Genial dagegen war – frei nach Nietzsche – die Umwertung der Werte: die US-Schulden bei den Europäern wurden einfach in Währungsreserven umgedeutet. Seit den 1950er Jahren hat sich das Zahlungsbilanzdefizit der USA Jahr für Jahr erhöht, „ohne dass diese Entwicklung die Amerikaner selbst oder die Welt beunruhigt hätte.“ (162)

Statt Kredite bei den Verbündeten aufzunehmen, „pumpten sie Dollarnoten in die Weltwirtschaft; auf diese Weise verschuldeten sie sich, gleichzeitig taten sie aber alles, um diese Schulden nicht zurückzuzahlen.“ (324) Unter Präsident Kennedy bröckelte die Fähigkeit und die Bereitschaft, die Dollar-Schulden wie vereinbart in Gold zu tauschen. „Mit Hilfe bilanzkosmetischer Tricks sollte der Eindruck erweckt werden, die Regierung führe das US-Zahlungsbilanzdefizit zurück. Eine dieser Finessen war die Ausgabe nicht börsenfähiger, nicht konvertierbarer, mittelfristiger US-Schuldtitel an ausländische Zentralbanken anstelle von Gold.“ (327). Man nannte sie euphemistisch „Schatzpapiere“, frei nach dem Titel des US-Finanzministeriums: United States Department of the Treasury.

Durch diesen Transfer wurden die US-Schulden gleichsam bei den europäischen Zentralbanken eingefroren. Positiver Nebeneffekt: „Es wurde für eine einzige Nation, die Vereinigten Staaten, möglich, ihre Inflation zu exportieren, indem sie ihr Zahlungsbilanzdefizit mit US-Papieren statt mit Gold ausglich.“ (352) Aber der Hauptzweck war die Umdeutung dieser „Schatzpapiere“ in Währungsreserven der europäischen Zentralbanken.
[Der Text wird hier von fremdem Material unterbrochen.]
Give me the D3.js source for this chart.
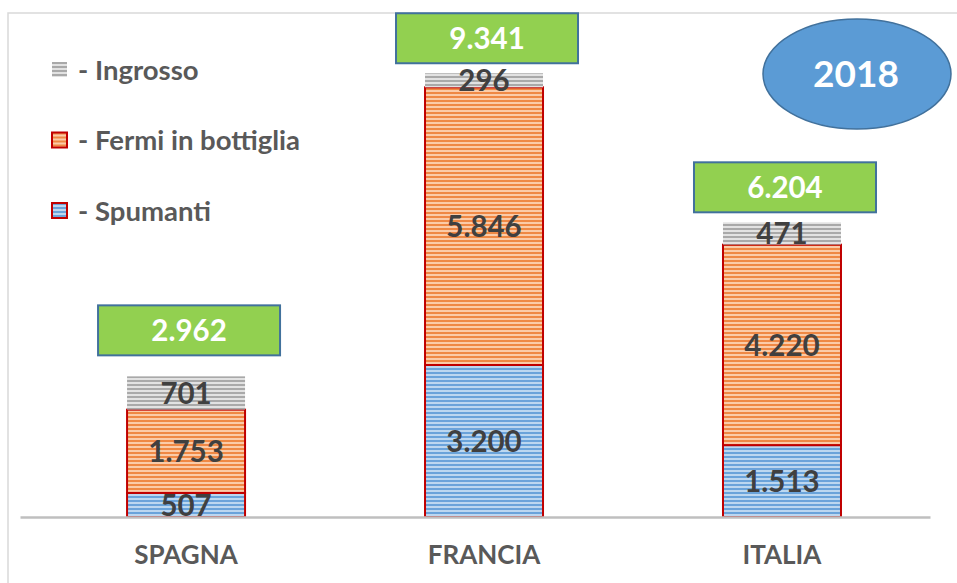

US-Regierungen bezeichneten die Ignoranz der eigenen Zahlungsbilanzdefizite bis dahin als „wohlwollende Vernachlässigung“. Nun wurde es notwendig, die neue neue Dollar-Ideologie zu begründen. Dies Aufgabe übernahmen renommierte Wirtschaftswissenschafter.

US-Defizite, so gab man zu verstehen, seien eine Begleiterscheinung der Tatsachen, „dass Amerika ein florierender Absatzmarkt für ausländische Produkte bleibe, und sie seien daher notwendig für ein anhaltendes reibungsloses Funktionieren der Weltwirtschaft und ihres Kreditsystems. […] Diese Argumentation führte zu der sogenannten Hypothese von der Internationalen Finanzintermediation (IFI), wonach das US-Zahlungsbilanzdefizit lediglich eine Illusion sei.“ (362 f) So wurde das „Zahlungsbilanzdefizit neu definiert: von einem Maß des ökonomischen Ungleichgewichts in den internationalen US-Transaktionen zu einer vagen Kategorie, die das Handelsministerium definierte als ‚Transaktion in US-amerikanischen monetären Aktiva‘“. (369) Anders gesagt: die US-Zahlungsbilanz wurde per definitionem immer als positiv festgesetzt.

Bei all diesen Manipulationen wurde die Illusion der Deckung des Dollars durch Gold aufrechterhalten. Erst unter Präsident Nixon, „im Jahr 1971 erkannten die Vereinigten Staaten förmlich Goldforderungen gegen ihre Währungsreserven nicht mehr an.“ (346) Der Goldpreis, der seit den 1930er Jahren über drei Jahrzehnte stabil bei 35 Dollar pro Unze gehalten wurde, schnellte auf 700 Dollar je Unze in die Höhe. „Das monetäre Eigeninteresse der Vereinigten Staaten löste einen weltweiten Anstieg der Rohstoff- und Goldpreis aus.“

Die OPEC-Staaten schauten nicht tatenlos zu, sondern vervierfachten die Ölpreise. Darüber hinaus zwangen die USA die Europäer, ihre Währungen abzuwerten. Die erste Wirtschaftskrise nach den Nachkriegsjahren wurde damit losgetreten und auf dem Rücken der Europäer ausgetragen. Der Finanzimperialismus hat sich damit endgültig etabliert. Das gleichnamige Buch von Michael Hudson erörtert im Schlusskapitel die monetäre Frühjahrsoffensive von 1973. Aber es gibt eine Fortsetzung:Der Sektor. Warum die globale Finanzwirtschaft uns zerstört“, erschienen 2016.